I have to solve the differential equation y' = 1 / (x sqrt(4x^2 - 1))

Answer 2

I am supposed to use u and a substitution so do I use the formula du / u sqrt(u^2 - a^2)

Answer 3

factor out the 4, and that should tell you what a to use

Answer 4

Can you please show me?

Answer 5

show you how to factor out a 4?

Answer 6

lol No walk me through the problem.

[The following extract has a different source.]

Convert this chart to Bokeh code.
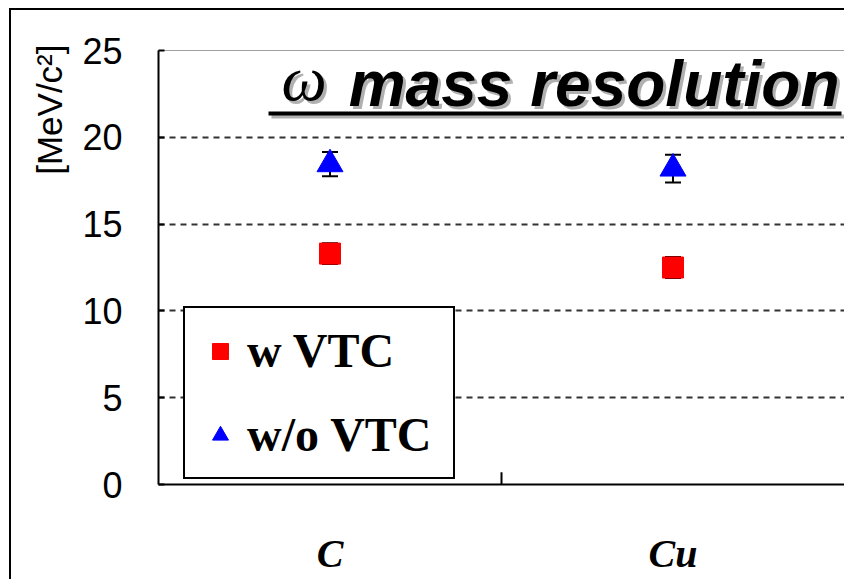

It's a practice problem for a test.

Answer 7

i can give it a shot ...

Answer 8

The square root of 4 is 2

Answer 9

Obviously. lol

Answer 10

1
--------------
x sqrt(4x^2 - 1)



1
--------------
x sqrt(4(x^2 - 1/4))

....
x sqrt(4) sqrt(x^2 - 1/4)



1
--------------
2x sqrt(x^2 - 1/4)

so a^2 = 1/4, a = 1/2, let u = 1/2 x

Answer 11

Okay but the 1 at the top is supposed to be du right?

Answer 12

eventually yes

Answer 13

once we have u = 1/2 x, we can find du and dx

Answer 14

Okay u = 1/2 x so du = 1/2?

Answer 15

du = 1/2 dx, dx = 2du for the dx sub

Answer 16

Oh sorry.

Answer 17

So what would I do from there?

Answer 18

Do I take the sqrt of the radicand?

Answer 19

well, we might want to solve x in terms of u, since theres gonna be an x laying about:

u = 1/2 x, 2u = x for the x sub

Answer 20

\[\frac{1}{x\sqrt{4x^2-1}}~dx\]
\[\frac{1}{2x\sqrt{\frac14u^2-\frac14}}~dx\]
\[\frac{1}{2x\sqrt{\frac14}\sqrt{u^2-1}}~dx\]
\[\frac{1}{x\sqrt{u^2-1}}~dx\]
\[\frac{2}{x\sqrt{u^2-1}}~du\]
\[\frac{2}{2u\sqrt{u^2-1}}~du\]
\[\frac{1}{u\sqrt{u^2-1}}~du\]

Answer 21

looks very secant to me if memory serves

Answer 22

Thank you!

Answer 23

hope it makes sense

Answer 24

Absolutely thank you so much!

Answer 25

youre welcome :)